Zimra, through its corporate communications department, confirmed it garnished accounts of asset managers, saying it derives its power to garnish any defaulting clients account from the Revenue Authority Act, Income Tax Act, Value Added Tax Act, Customs and Excise Act and Capital Gains Tax Act among other legislation.

The revenue collector said the Acts give Zimra the legal backing in carrying out its duties and reason for excising those powers.

“Where there are any taxes due which remain unpaid, Zimra is empowered in terms of the law to utilise a number of recovery measures, including appointing agents (commonly known as garnishees). Interest on Treasury Bills is therefore not exempt from being garnished as a last resort to enforce compliance amongst truant taxpayers,” said the revenue collector.

Asset managers who spoke to the Business Times on condition of anonymity said there are ongoing discussions between them, under industry umbrella body Association of Investment Managers Zimbabwe, and Zimra to iron out sticking issues.

“There is a conflict between provisions of the debt assumption Act and the tax law. The Debt Assumption Act says no tax, duty or other duty or fee shall be payable under the Act basically exempting TBs from tax, but Zimra has a different interpretation,” said a top asset manager.

“The idea is to have one interpretation and I can confirm that the engagement is positive,” he added.

Another asset manager said questions where around treatment of farmers who are ideally not supposed to be taxed as well as withholding tax in the case of transactions with entities that have no tax clearance.

“With TBs you are basically dealing with proper entities so the withholding tax question is not much of an issue. There is just a small conflict which is being ironed out. So far we don’t know of any of our members whose accounts have been garnished. It hasn’t come to that and we expect a favorable result, judging by the progress of meetings which we have held with Zimra so far.”

All this spells doom for the trade-able paper which is already heavily discounted. This is also potentially disastrous to the stability of the financial services sector as banks’ core capital includes a significant stock of TBs.

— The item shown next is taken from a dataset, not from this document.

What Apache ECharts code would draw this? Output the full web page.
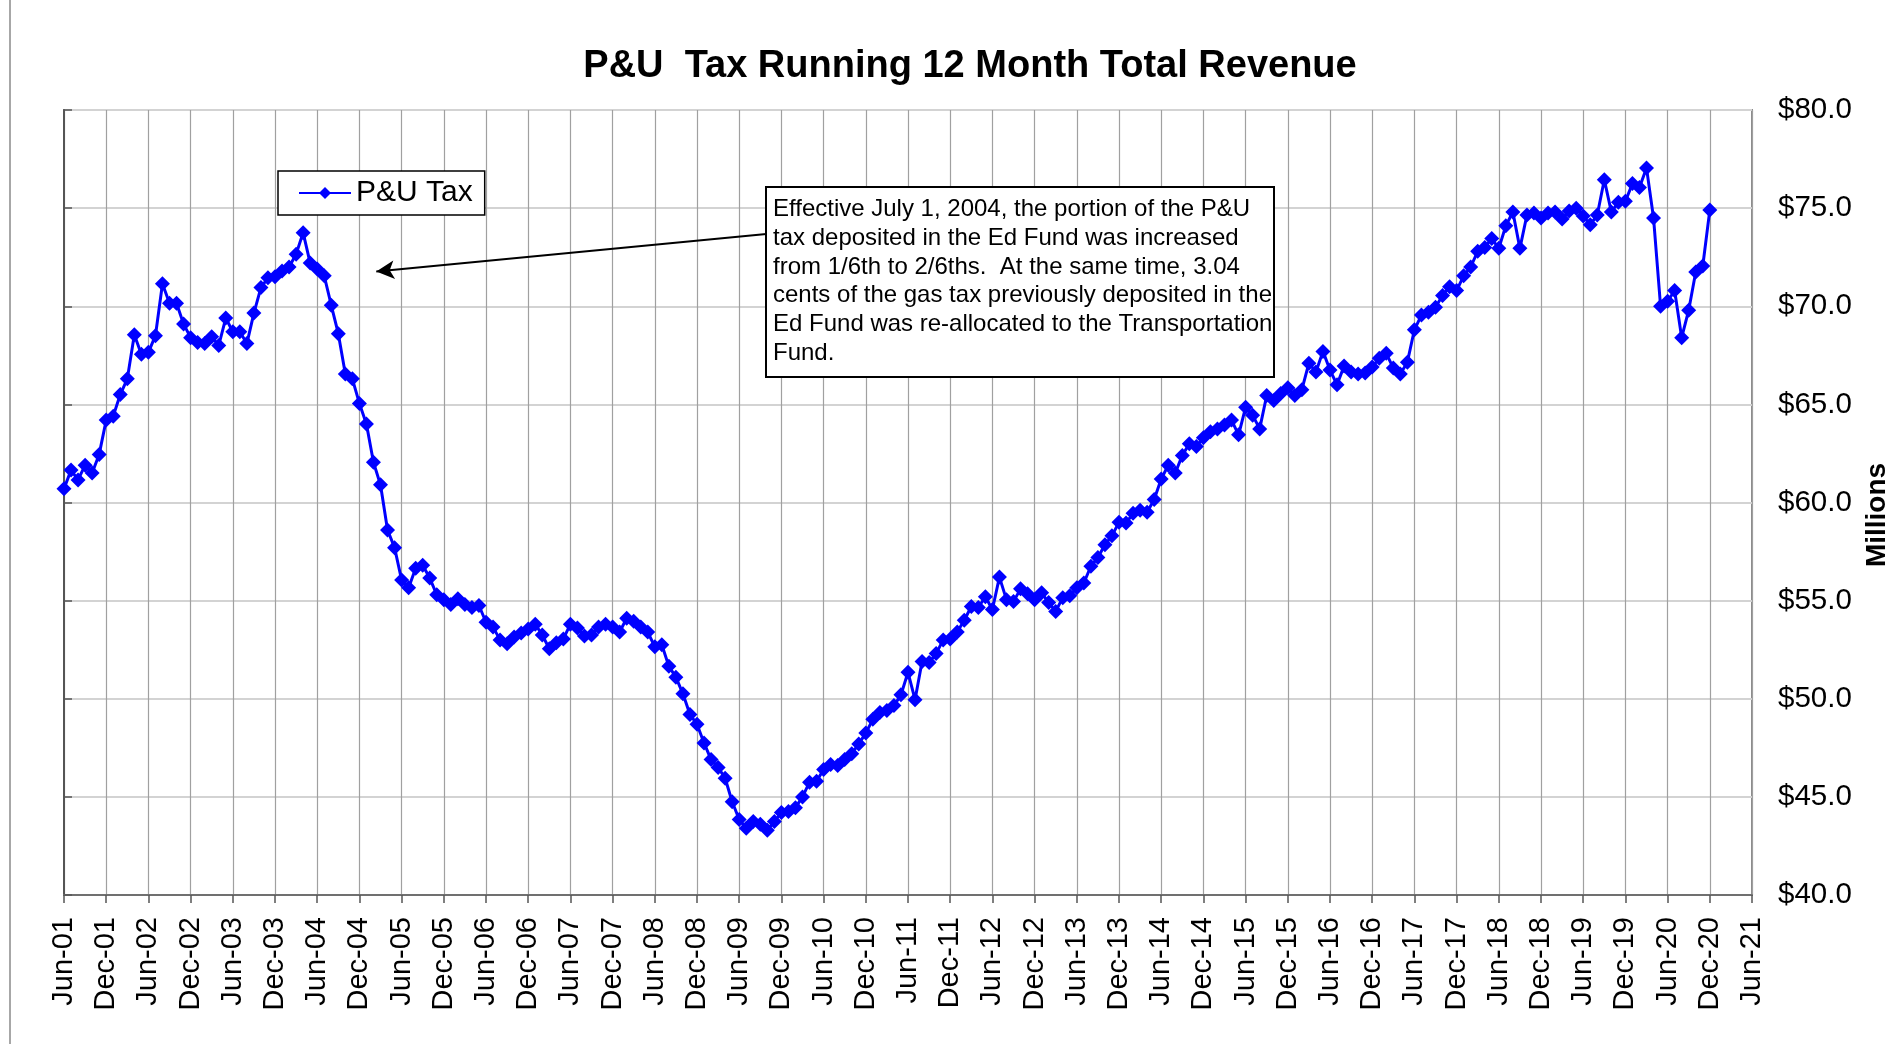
<!DOCTYPE html>
<html>
<head>
<meta charset="utf-8">
<title>P&U Tax Running 12 Month Total Revenue</title>
<script src="https://cdn.jsdelivr.net/npm/echarts@6/dist/echarts.min.js"></script>
<style>
  html, body { margin: 0; padding: 0; background: #fff; }
  #echart { width: 1900px; height: 1044px; }
</style>
</head>
<body>
<div id="echart"></div>
<script>
// tick labels, one every 6 months starting Jun-01
let xTickLabels = [
  'Jun-01','Dec-01','Jun-02','Dec-02','Jun-03','Dec-03','Jun-04','Dec-04',
  'Jun-05','Dec-05','Jun-06','Dec-06','Jun-07','Dec-07','Jun-08','Dec-08',
  'Jun-09','Dec-09','Jun-10','Dec-10','Jun-11','Dec-11','Jun-12','Dec-12',
  'Jun-13','Dec-13','Jun-14','Dec-14','Jun-15','Dec-15','Jun-16','Dec-16',
  'Jun-17','Dec-17','Jun-18','Dec-18','Jun-19','Dec-19','Jun-20','Dec-20','Jun-21'
];

// running 12 month total, $ millions, monthly from Jun-01 to Dec-20
let revenue = [
  60.7, 61.65, 61.15, 61.9, 61.5, 62.45, 64.2, 64.4, 65.5, 66.3, 68.55, 67.55,   // Jun01-May02
  67.65, 68.5, 71.15, 70.15, 70.15, 69.1, 68.4, 68.15, 68.1, 68.45, 68.0, 69.4, // Jun02-May03
  68.7, 68.7, 68.1, 69.65, 70.95, 71.45, 71.5, 71.8, 72.0, 72.65, 73.75, 72.2,  // Jun03-May04
  71.9, 71.55, 70.05, 68.6, 66.55, 66.3, 65.05, 64.0, 62.05, 60.9, 58.6, 57.7,  // Jun04-May05
  56.05, 55.65, 56.65, 56.8, 56.15, 55.3, 55.05, 54.8, 55.1, 54.8, 54.65, 54.75,
  53.9, 53.65, 53.0, 52.8, 53.15, 53.35, 53.55, 53.8, 53.25, 52.55, 52.85, 53.05,
  53.8, 53.6, 53.2, 53.25, 53.65, 53.8, 53.65, 53.4, 54.1, 53.95, 53.65, 53.4,
  52.65, 52.75, 51.65, 51.1, 50.25, 49.2, 48.7, 47.75, 46.9, 46.5, 45.95, 44.75,
  43.85, 43.4, 43.75, 43.6, 43.3, 43.75, 44.2, 44.25, 44.45, 45.0, 45.75, 45.8,
  46.4, 46.65, 46.6, 46.9, 47.2, 47.7, 48.25, 48.95, 49.3, 49.4, 49.65, 50.2,
  51.35, 49.95, 51.9, 51.85, 52.3, 53.0, 53.05, 53.4, 54.0, 54.7, 54.65, 55.2,
  54.55, 56.2, 55.05, 54.95, 55.6, 55.35, 55.05, 55.4, 54.9, 54.45, 55.15, 55.25,
  55.65, 55.9, 56.75, 57.2, 57.85, 58.3, 59.0, 58.95, 59.45, 59.6, 59.5, 60.15,
  61.2, 61.9, 61.5, 62.4, 63.0, 62.85, 63.3, 63.6, 63.75, 63.95, 64.2, 63.45,
  64.85, 64.45, 63.75, 65.45, 65.2, 65.55, 65.85, 65.45, 65.75, 67.1, 66.65, 67.7,
  66.75, 66.0, 66.95, 66.65, 66.55, 66.6, 66.9, 67.35, 67.6, 66.85, 66.55, 67.15,
  68.8, 69.55, 69.7, 69.95, 70.55, 71.0, 70.8, 71.55, 72.0, 72.8, 73.0, 73.45,
  72.95, 74.1, 74.8, 72.95, 74.65, 74.75, 74.5, 74.75, 74.8, 74.45, 74.85, 75.0,
  74.6, 74.15, 74.65, 76.45, 74.8, 75.3, 75.35, 76.25, 76.05, 77.05, 74.5, 70.0,
  70.25, 70.8, 68.4, 69.8, 71.75, 72.05, 74.9                                   // Jun20-Dec20
];

let noteLines = [
  'Effective July 1, 2004, the portion of the P&U',
  'tax deposited in the Ed Fund was increased',
  'from 1/6th to 2/6ths.  At the same time, 3.04',
  'cents of the gas tax previously deposited in the',
  'Ed Fund was re-allocated to the Transportation',
  'Fund.'
];

// arrow from the note box to the Jul-04 drop (month index, $M)
let arrowFrom = [99.86, 73.68];
let arrowTo = [44.4, 71.77];

let FONT = '"Liberation Sans", Arial, sans-serif';

let seriesData = revenue.map(function (v, i) { return [i, v]; });

let option = {
  backgroundColor: '#fff',
  animation: false,
  grid: {
    left: 64, right: 148, top: 110, bottom: 149,
    show: true, borderColor: '#8c8c8c', borderWidth: 2,
    containLabel: false, outerBoundsMode: 'none'
  },
  legend: {
    left: 278, top: 171,
    padding: [7, 12, 7, 20],
    itemWidth: 52, itemHeight: 15, itemGap: 6,
    backgroundColor: '#fff',
    borderColor: '#000', borderWidth: 1.5,
    textStyle: { fontFamily: FONT, fontSize: 30, color: '#000' },
    data: ['P&U Tax']
  },
  xAxis: {
    type: 'value',
    min: 0, max: 240, interval: 6,
    axisLine: { show: true, lineStyle: { color: '#707070', width: 2 } },
    axisTick: { show: true, inside: false, length: 8, lineStyle: { color: '#555', width: 1.5 } },
    axisLabel: {
      rotate: 90, margin: 22,
      fontFamily: FONT, fontSize: 29, color: '#000',
      formatter: function (v) { return xTickLabels[Math.round(v / 6)] || ''; }
    },
    splitLine: { show: true, lineStyle: { color: '#a0a0a0', width: 1.2 } }
  },
  yAxis: {
    type: 'value',
    position: 'right',
    min: 40, max: 80, interval: 5,
    axisLine: { show: true, lineStyle: { color: '#555', width: 2 } },
    axisTick: { show: true, inside: false, length: 8, lineStyle: { color: '#555', width: 1.5 } },
    axisLabel: {
      margin: 26,
      fontFamily: FONT, fontSize: 29.5, color: '#000',
      formatter: function (v) { return '$' + v.toFixed(1); }
    },
    splitLine: { show: true, lineStyle: { color: '#d3d3d3', width: 2 } }
  },
  series: [{
    name: 'P&U Tax',
    type: 'line',
    data: seriesData,
    symbol: 'diamond',
    symbolSize: 15,
    showAllSymbol: true,
    lineStyle: { color: '#0000ff', width: 3 },
    itemStyle: { color: '#0000ff' },
    z: 5,
    markLine: {
      silent: true,
      symbol: ['none', 'arrow'],
      symbolSize: [14, 18],
      label: { show: false },
      lineStyle: { color: '#000', width: 2, type: 'solid' },
      data: [[{ coord: arrowFrom }, { coord: arrowTo }]]
    }
  }],
  graphic: [
    {
      // left edge of the chart frame
      type: 'line', silent: true, z: -1,
      shape: { x1: 10, y1: 0, x2: 10, y2: 1044 },
      style: { stroke: '#8a8a8a', lineWidth: 1.5 }
    },
    {
      type: 'text', silent: true,
      x: 970, y: 67,
      style: {
        text: 'P&U  Tax Running 12 Month Total Revenue',
        fontFamily: FONT, fontSize: 38, fontWeight: 'bold', fill: '#000',
        textAlign: 'center', textVerticalAlign: 'middle'
      }
    },
    {
      type: 'text', silent: true,
      x: 1877, y: 515, rotation: Math.PI / 2,
      style: {
        text: 'Millions',
        fontFamily: FONT, fontSize: 28, fontWeight: 'bold', fill: '#000',
        textAlign: 'center', textVerticalAlign: 'middle'
      }
    },
    {
      type: 'rect', silent: true, z: 100,
      shape: { x: 766, y: 187, width: 508, height: 190 },
      style: { fill: '#fff', stroke: '#000', lineWidth: 2 }
    },
    {
      type: 'text', silent: true, z: 101,
      x: 773, y: 195,
      style: {
        text: noteLines.join('\n'),
        fontFamily: FONT, fontSize: 24, lineHeight: 28.8, fill: '#000',
        textAlign: 'left', textVerticalAlign: 'top'
      }
    }
  ]
};

let myChart = echarts.init(document.getElementById('echart'));
myChart.setOption(option);
</script>
</body>
</html>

Well-placed sources say $400 million worth of TBs had been issued by May this year. Fears remain close to $1 billion will soon be pushed into the market, with the Zisco Steel $500 million debt assumption being one of the single major drivers,  effectively increasing money supply and resulting in asset price inflation.

President Emmerson Mnangagwa late May assented to the Zimbabwe Iron and Steel (Debt Assumption) Bill, enabling Government to take over $494,8 million owed to the company’s local and foreign creditors.

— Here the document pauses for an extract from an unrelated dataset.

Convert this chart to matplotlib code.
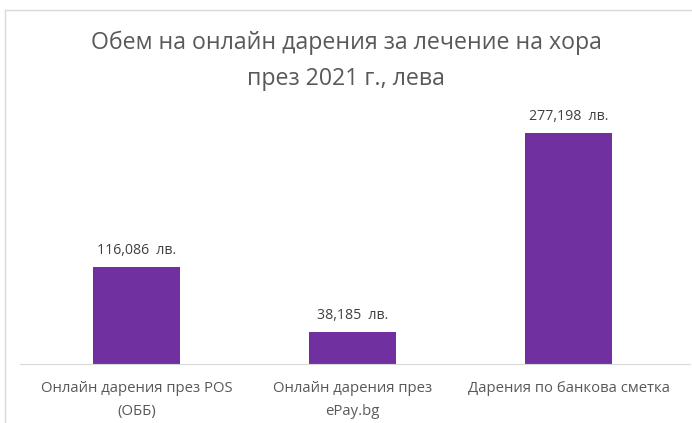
import matplotlib.pyplot as plt
from matplotlib.lines import Line2D

plt.rcParams['font.family'] = ['Open Sans', 'Noto Sans', 'DejaVu Sans']

# данни
categories = ['Онлайн дарения през POS\n(ОББ)', 'Онлайн дарения през\nePay.bg', 'Дарения по банкова сметка']
values = [116086, 38185, 277198]
title = 'Обем на онлайн дарения за лечение на хора\nпрез 2021 г., лева'

W, H = 692, 423
fig = plt.figure(figsize=(W / 100, H / 100), dpi=100)
ax = fig.add_axes([20 / W, 59 / H, 670 / W, 250 / H])

x = range(len(values))
ax.bar(x, values, width=0.40, color='#7030A0', zorder=2)
for i, v in enumerate(values):
    ax.text(i, v + 11000, f'{v:,}  лв.', ha='center', va='bottom', fontsize=10.2, color='#404040')

ax.set_xlim(-0.54, 2.5625)
ax.set_ylim(0, 300000)
ax.set_xticks(list(x))
ax.set_xticklabels(categories, fontsize=10.7, color='#595959', linespacing=1.75)
ax.tick_params(axis='x', length=0, pad=12)
ax.set_yticks([])
for s in ['top', 'right', 'left']:
    ax.spines[s].set_visible(False)
ax.spines['bottom'].set_color('#D9D9D9')

fig.text(0.5, 1 - 61 / H, title, ha='center', va='center', fontsize=16.7,
         color='#595959', linespacing=1.65)

# рамка на диаграмата
fig.add_artist(Line2D([5 / W, 1], [1 - 10 / H, 1 - 10 / H], color='#D9D9D9', lw=1))
fig.add_artist(Line2D([5 / W, 5 / W], [0, 1 - 10 / H], color='#D9D9D9', lw=1))

fig.savefig('out.png', dpi=100)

The value of usable dollars keeps declining
This could further hit the value of local dollars, officially at par with the United States dollar.
Although the Reserve Bank of Zimbabwe (RBZ) insists RTGS balances and bond notes are at par with the US dollar, reality on the ground speaks otherwise with premiums of up to 70 percent now being charged on electronic modes of payment-Zipit, RTGS and mobile money- while more than 30 percent is charged for bond notes.

Confidence is low with diaspora remittances and FDI plunging. Cash is being wiped out of formal banking amid indications Zimbabwean banks last year imported about $700 million for cash withdrawals all of which has disappeared from the formal banking channels in apparent show of lack of confidence.

Top banking experts who spoke to Business Times say issuance of Treasury Bills (TBs) also further dents confidence in the market given that it has proven to be difficult to extract the value of TB issuances from the RBZ.

“The impact of the issuances is that money supply will continue to increase especially as RBZ will have to print more RTGS dollars to honour the T-bonds on maturity,” said a source who requested not to be named.

“When that happens, it causes asset price inflation, including pushing up equities, properties as well as the parallel rate for USD,” added another expert.

Fears of forced heavy discounts on TBs are rife amid debate of the inevitable official return of a local currency. Experts argue the TBs are the local currency which, at some point, will take a huge knock on official conversion against the US dollar.

Currently, a 70 percent premium is charged on RTGs for US dollars on the parallel market.
Already, the central bank is feeling the heat and keeping information about the 2018 stock of TBs a closely guarded secret. RBZ deputy governor Kupukile Mlambo dodged questions around the stock of TBs issued this year and projections at an Actuarial Society of Zimbabwe (ASZ) convention in the capital.

The convention raised concern over continued issuing of TBs and in particular the Zisco debt Assumption.

“In the context the RBZ debts, they were long term not three months, we should call them bond because they are long term. The ones you need to worry about are the ones we have been borrowing to pay current expenditure,” Mlambo said.

“Of those, up top now we have been able to pay when they are due because we understand that if you don’t pay when they are due you harm the confidence which means you have to borrow at a much higher rate.

“So we have done everything to ensure that when they are due we pay them on time, but there are some that can be negotiated longer. As far as I know, all of them are paid,” Mlambo added.

Mlambo said a lot of TBs are sitting with banks, accounting for a significant portion of their liquidity and paid on maturity.

This year, Mlambo said, the central bank has not issued a lot of TBs compared to last year when there were “other programs.”

Mlambo said the cause of the parallel market is the difference between the local US dollar, that is the RTGS not so much the bond notes, and the actual US dollar.

Figures at hand show that the central bank in 2017 issued TBs worth $2 billion to push their stock to $5,2 billion, up from $3,2 billion in 2016. TBs have been issued to close perennial budget overruns, clear legacy debt and resuscitate ailing State enterprises.

However, a top Ministry of Finance official said Government had been making tangible reforms aimed at stabilising the economy including minimising issuance of TBs, reducing recurrent expenditure and clearing its arrears with IFIs.

Efforts to get an official comment from central bank chief John Mangudya were fruitless at the time of going to print.